Imagine cleaning up a flooded basement that is 11.5 acres big.

That's the task the Geneva Park District staff has faced the last 25 days, as it tries to bring Island Park back to normal after the Fox River covered it in August.

"In my 28 years (with the district), that's the worst I've ever seen it," Larry Gabriel, superintendent of parks and properties, told the Geneva park board Monday.

He recapped the damage and the work done to recover. "We're about 90 percent there," Gabriel said.

He gave executive director Steve Persinger props for acting quickly to rent portable chain-link fencing to close off the park at both bridges Aug. 23. That protected people from themselves, Gabriel said. With the island walls obscured by water, people could have easily accidentally stepped into the river.

People might have wondered why the park was closed so long. Looking through the chain-link a week after the flooding, it looked like the path through the park was dry. What they probably couldn't see was the depression in the center of the park, near the main pavilion, was still under water. It's gone, but it's taken a while for the ground to dry.

"We can't even drive a truck in there," Gabriel said.

About 40 percent of the turf will need to be heavily overseeded this fall.

Flood waters reached the top step of the pavilion, park workers shut electricity off to the whole park and closed the pavilion bathrooms.

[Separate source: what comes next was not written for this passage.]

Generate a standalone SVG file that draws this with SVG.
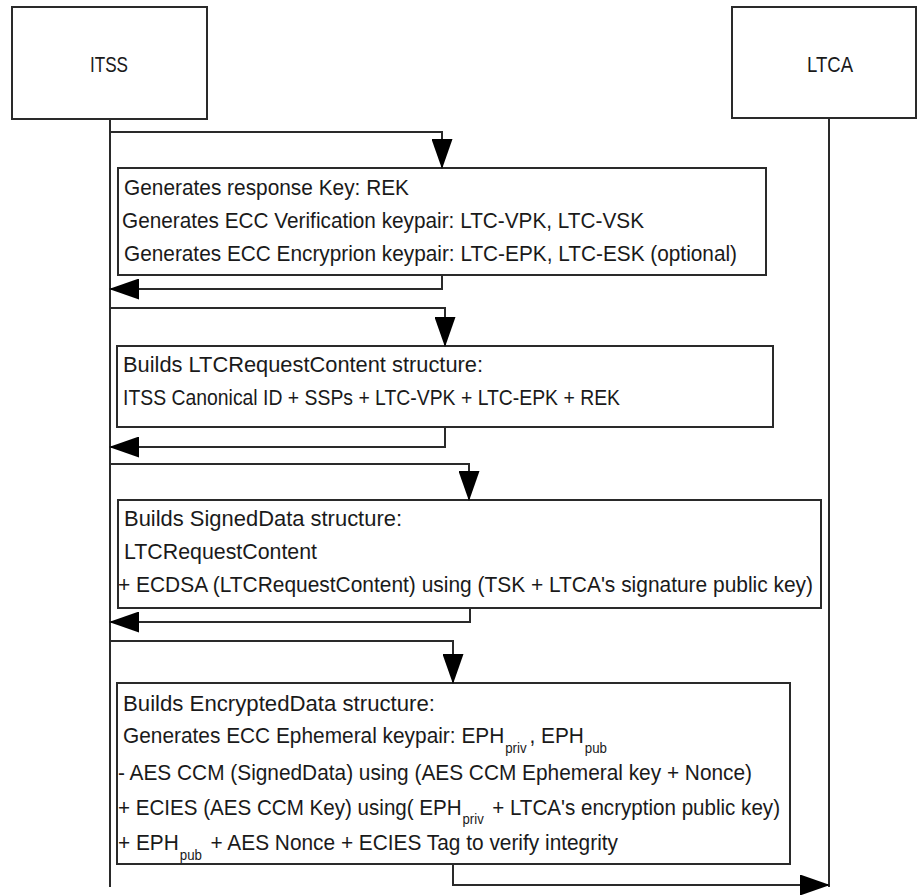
<svg xmlns="http://www.w3.org/2000/svg" width="917" height="895" viewBox="0 0 917 895">
<style>
.box{fill:#fff;stroke:#2a2a2a;stroke-width:2}
.ln{fill:none;stroke:#2a2a2a;stroke-width:2}
.t{font-family:"Liberation Sans",Arial,sans-serif;font-size:22px;fill:#1a1a1a}
.s{font-size:14px}
.h{font-family:"Liberation Sans",Arial,sans-serif;font-size:22px;fill:#1a1a1a;text-anchor:middle}
</style>
<defs>
<marker id="ah" viewBox="0 0 30 21" refX="29" refY="10.5" markerWidth="30" markerHeight="21" markerUnits="userSpaceOnUse" orient="auto">
<path d="M0,0 L30,10.5 L0,21 z" fill="#000"/>
</marker>
</defs>
<g id="itss">
<rect class="box" x="12" y="7" width="195" height="112"/>
<text class="h" x="109" y="72" textLength="38" lengthAdjust="spacingAndGlyphs">ITSS</text>
</g>
<g id="ltca">
<rect class="box" x="732" y="7" width="184" height="111"/>
<text class="h" x="830" y="72" textLength="46" lengthAdjust="spacingAndGlyphs">LTCA</text>
</g>
<g id="lifelines">
<line class="ln" x1="110" y1="119" x2="110" y2="887"/>
<line class="ln" x1="829" y1="118" x2="829" y2="887"/>
</g>
<g id="step1">
<rect class="box" x="118" y="168" width="648" height="107"/>
<text class="t" x="124" y="195" textLength="285" lengthAdjust="spacingAndGlyphs">Generates response Key: REK</text>
<text class="t" x="122" y="228" textLength="522" lengthAdjust="spacingAndGlyphs">Generates ECC Verification keypair: LTC-VPK, LTC-VSK</text>
<text class="t" x="124" y="261" textLength="613" lengthAdjust="spacingAndGlyphs">Generates ECC Encryprion keypair: LTC-EPK, LTC-ESK (optional)</text>
</g>
<g id="step2">
<rect class="box" x="117" y="346" width="656" height="81"/>
<text class="t" x="123" y="372" textLength="360" lengthAdjust="spacingAndGlyphs">Builds LTCRequestContent structure:</text>
<text class="t" x="123" y="405" textLength="497" lengthAdjust="spacingAndGlyphs">ITSS Canonical ID + SSPs + LTC-VPK + LTC-EPK + REK</text>
</g>
<g id="step3">
<rect class="box" x="118" y="500" width="703" height="108"/>
<text class="t" x="124" y="526" textLength="278" lengthAdjust="spacingAndGlyphs">Builds SignedData structure:</text>
<text class="t" x="124" y="559" textLength="193" lengthAdjust="spacingAndGlyphs">LTCRequestContent</text>
<text class="t" x="118" y="592" textLength="695" lengthAdjust="spacingAndGlyphs">+ ECDSA (LTCRequestContent) using (TSK + LTCA's signature public key)</text>
</g>
<g id="step4">
<rect class="box" x="117" y="683" width="673" height="181"/>
<text class="t" x="123" y="711" textLength="312" lengthAdjust="spacingAndGlyphs">Builds EncryptedData structure:</text>
<text class="t" x="123" y="743" textLength="484" lengthAdjust="spacingAndGlyphs">Generates ECC Ephemeral keypair: EPH<tspan class="s" dx="1" dy="10">priv</tspan><tspan dx="3" dy="-10">, EPH</tspan><tspan class="s" dx="1" dy="10">pub</tspan></text>
<text class="t" x="118" y="780" textLength="634" lengthAdjust="spacingAndGlyphs">- AES CCM (SignedData) using (AES CCM Ephemeral key + Nonce)</text>
<text class="t" x="118" y="815" textLength="662" lengthAdjust="spacingAndGlyphs">+ ECIES (AES CCM Key) using( EPH<tspan class="s" dx="1" dy="9">priv</tspan><tspan dx="3" dy="-9"> + LTCA's encryption public key)</tspan></text>
<text class="t" x="118" y="850" textLength="500" lengthAdjust="spacingAndGlyphs">+ EPH<tspan class="s" dx="1" dy="10">pub</tspan><tspan dx="3" dy="-10"> + AES Nonce + ECIES Tag to verify integrity</tspan></text>
</g>
<g id="connectors">
<path class="ln" d="M110,132 H442 V168" marker-end="url(#ah)"/>
<path class="ln" d="M442,275 V289 H110" marker-end="url(#ah)"/>
<path class="ln" d="M110,308 H445 V346" marker-end="url(#ah)"/>
<path class="ln" d="M445,427 V447 H110" marker-end="url(#ah)"/>
<path class="ln" d="M110,464 H469 V500" marker-end="url(#ah)"/>
<path class="ln" d="M470,608 V622 H110" marker-end="url(#ah)"/>
<path class="ln" d="M110,641 H453 V683" marker-end="url(#ah)"/>
<path class="ln" d="M453,864 V885 H829" marker-end="url(#ah)"/>
</g>
</svg>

Garbage barrels were full of silt and dead fish, and picnic tables were covered in silt.

All the wood-chip safety surface underneath the playground equipment - 90 cubic yards - was swept away by the river. It's been replaced and the equipment disinfected.

Crews have been fixing the erosion that happened behind the island wall on the west side of the park, replacing stone, soil and landscaping fabric. They haven't assessed the eastern walls yet.

A worker in waders removed debris that clogged the arches of the south bridge Saturday.

One tree blew over in the storm and fell partially into the river. It will stay there until the ground freezes before a tree-service truck can get in there to remove it.